Neste livro, a autora ainda trata no segundo e terceiro capítulos sobre questões concernentes à sonoridade e timbre que auxiliam muito nossa compreensão acerca da junção desses dois instrumentos em linhas musicais numa maneira específica de abordar esse meio sonoro. Estamos habituados a uma escrita que utiliza os extremos, especialmente a partir do maravilhoso modelo barroco do trio sonata, formado pelo baixo contínuo e dois instrumentos agudos, como dois violinos, ou violino e flauta. Entretanto, ao acompanharmos a história de reconhecimento da viola, o desenho melódico e uma sonoridade diferenciada, mais robusta do registro médio das violas começaram a ser valorizados no passado por alguns compositores na música de câmara, como Mozart e Brahms em seus quintetos de cordas com duas violas, no uso da viola por outros compositores nos quartetos de cordas e também na orquestra.

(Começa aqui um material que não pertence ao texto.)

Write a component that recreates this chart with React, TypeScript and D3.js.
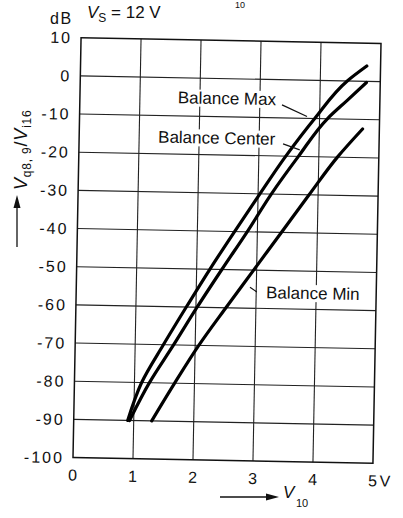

Já a partir do século de valorização da viola, o século XX, o duo viola e violoncelo, com mais de 570 duos divulgados por Larissa Mattos, nos traz a oportunidade de apreciarmos uma atmosfera e sonoridade completamente diferentes, pois o instrumento mais agudo do duo na verdade possui uma tessitura que se concentra na região médio-grave, com agudos que não alcançam os extremos do violino, além de possuir qualidades tímbricas peculiares, com sonoridade frequentemente descrita na bibliografia sobre a viola como profunda, escura, íntima, melancólica e rouca³. E ao se juntar com a profundidade dos graves e a grande extensão até os agudos do violoncelo, esses dois instrumentos reunidos trazem outra perspectiva do diálogo musical para compositores, intérpretes e ouvintes, um mundo novo extremamente convidativo para violistas e violoncelistas.
Portanto, acima de tudo, este livro é um convite para que violistas se juntem a violoncelistas, e vice-versa, incentivando-os a formarem novos duos permanentes no Brasil e no mundo para que o tão rico universo da sonoridade dessa formação e suas composições façam parte de nossas memórias.
Cindy Folly Faria
Mestra em Música/Viola pela UFG
Violista do Duo Chordata e da Orquestra do Theatro Municipal de São Paulo
Notas
1. Quantz, Johann Joachim. Essai d’une méthode pour apprendre à jouer de la flûte traversière, avec plusieurs remarques pour servir au bon goût dans la musique. Trad. Francesa. Berlin: Cheretien Frederic Voss, 1752, p. 211.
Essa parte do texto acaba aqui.